How does she know she's a Cherokee maiden? Well, she cites her grandfather's "high cheekbones," and says the Indian stuff is part of her family "lore." Which was evidently good enough for Harvard Lore School when they were looking to rack up a few affirmative-action credits. The former Obama Special Advisor to the Consumer Financial Protection Bureau and former Chairperson of the Congressional Oversight Panel now says that "I listed myself in the directory in the hopes that it might mean that I would be invited to a luncheon, a group, something that might happen with people who are like I am," and certainly not for personal career advancement or anything like that. Like everyone else, she was shocked, shocked to discover that, as The Boston Herald reported, "Harvard Law School officials listed Warren as Native American in the '90s, when the school was under fierce fire for their faculty's lack of diversity."

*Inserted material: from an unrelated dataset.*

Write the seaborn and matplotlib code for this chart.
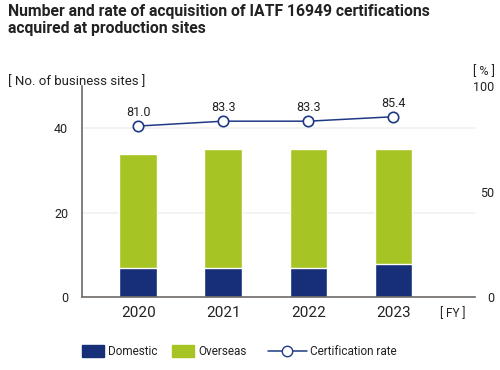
import matplotlib
matplotlib.use("Agg")
import matplotlib.pyplot as plt
from matplotlib.patches import Patch
from matplotlib.lines import Line2D
import seaborn as sns
import pandas as pd

# data
years = ["2020", "2021", "2022", "2023"]
domestic = [7, 7, 7, 8]
overseas = [27, 28, 28, 27]
cert_rate = [81.0, 83.3, 83.3, 85.4]

navy = "#172f78"
green = "#a6c423"
line_col = "#1f3a85"
text_col = "#222222"

sns.set_theme(style="white")
plt.rcParams["font.family"] = ["Roboto", "DejaVu Sans"]
plt.rcParams["text.color"] = text_col

df = pd.DataFrame({
    "year": years,
    "domestic": domestic,
    "total": [d + o for d, o in zip(domestic, overseas)],
    "rate": cert_rate,
})

fig = plt.figure(figsize=(5, 3.7), dpi=100)
ax = fig.add_axes([0.164, 0.196, 0.786, 0.572])

# stacked bars: total (green) with domestic (navy) drawn over it
sns.barplot(data=df, x="year", y="total", color=green, width=0.44,
            saturation=1, ax=ax)
sns.barplot(data=df, x="year", y="domestic", color=navy, width=0.44,
            saturation=1, ax=ax)

ax.set_ylim(0, 50)
ax.set_xlim(-0.66, 3.96)
ax.set_yticks([0, 20, 40])
ax.set_xlabel("")
ax.set_ylabel("")
ax.grid(axis="y", color="#f0f0f0", linewidth=1.2)
ax.set_axisbelow(True)
ax.tick_params(axis="y", labelsize=9, colors=text_col, length=0, pad=10)
ax.tick_params(axis="x", labelsize=11, colors=text_col, length=0, pad=6)
for s in ["top", "right"]:
    ax.spines[s].set_visible(False)
ax.spines["left"].set_color("#6e6a66")
ax.spines["bottom"].set_color("#6e6a66")
ax.spines["left"].set_linewidth(1.2)
ax.spines["bottom"].set_linewidth(1.2)

# certification rate on right axis
ax2 = ax.twinx()
sns.lineplot(x=list(range(len(years))), y=cert_rate, ax=ax2, color=line_col,
             linewidth=1.1, marker="o", markersize=7.5,
             markerfacecolor="white", markeredgecolor=line_col,
             markeredgewidth=1.2)
ax2.set_ylim(0, 100)
ax2.set_yticks([0, 50, 100])
ax2.tick_params(axis="y", labelsize=9, colors=text_col, length=0, pad=14)
for lbl in ax2.get_yticklabels():
    lbl.set_horizontalalignment("right")
for s in ["top", "right", "left", "bottom"]:
    ax2.spines[s].set_visible(False)
for i, r in enumerate(cert_rate):
    ax2.annotate(f"{r:.1f}", (i, r), xytext=(0, 5), textcoords="offset points",
                 ha="center", va="bottom", fontsize=9, color=text_col)

# titles and unit labels
fig.text(0.016, 0.99, "Number and rate of acquisition of IATF 16949 certifications\nacquired at production sites",
         ha="left", va="top", fontsize=11.3, fontweight="bold", linespacing=1.15)
fig.text(0.016, 0.78, "[ No. of business sites ]", ha="left", va="center", fontsize=9.5)
fig.text(0.99, 0.807, "[ % ]", ha="right", va="center", fontsize=9)
fig.text(0.906, 0.153, "[ FY ]", ha="center", va="center", fontsize=8.5)

# legend: three pieces so the line handle can be longer than the patches
leg_kw = dict(loc="center left", frameon=False, fontsize=8.5,
              handletextpad=0.3, borderpad=0, borderaxespad=0)
fig.legend([Patch(facecolor=navy, edgecolor=navy)], ["Domestic"],
           bbox_to_anchor=(0.164, 0.05), handlelength=1.9, handleheight=1.2,
           **leg_kw)
fig.legend([Patch(facecolor=green, edgecolor=green)], ["Overseas"],
           bbox_to_anchor=(0.344, 0.05), handlelength=1.9, handleheight=1.2,
           **leg_kw)
fig.legend([Line2D([0], [0], color=line_col, linewidth=1.1, marker="o",
                   markersize=7.5, markerfacecolor="white",
                   markeredgecolor=line_col)],
           ["Certification rate"], bbox_to_anchor=(0.536, 0.05),
           handlelength=3.3, **leg_kw)

fig.savefig("out.png", dpi=100)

So did the University of Texas, and the University of Pennsylvania. With the impertinent jackanapes of the press querying the bona fides of Harvard Lore School's first Native American female professor, the Warren campaign got to work and eventually turned up a great-great-great-grandmother designated as Cherokee in the online transcription of a marriage application of 1894.
Hallelujah! In the old racist America, we had quadroons and octoroons. But in the new post-racial America, we have – hang on, let me get out my calculator – duoettrigintaroons! Martin Luther King dreamed of a day when men would be judged not on the color of their skin but on the content of their great-great-great-grandmother's wedding license application. And now it's here! You can read all about it in Elizabeth Warren's memoir of her struggles to come to terms with her racial identity, Dreams From My Great-Great-Great-Grandmother.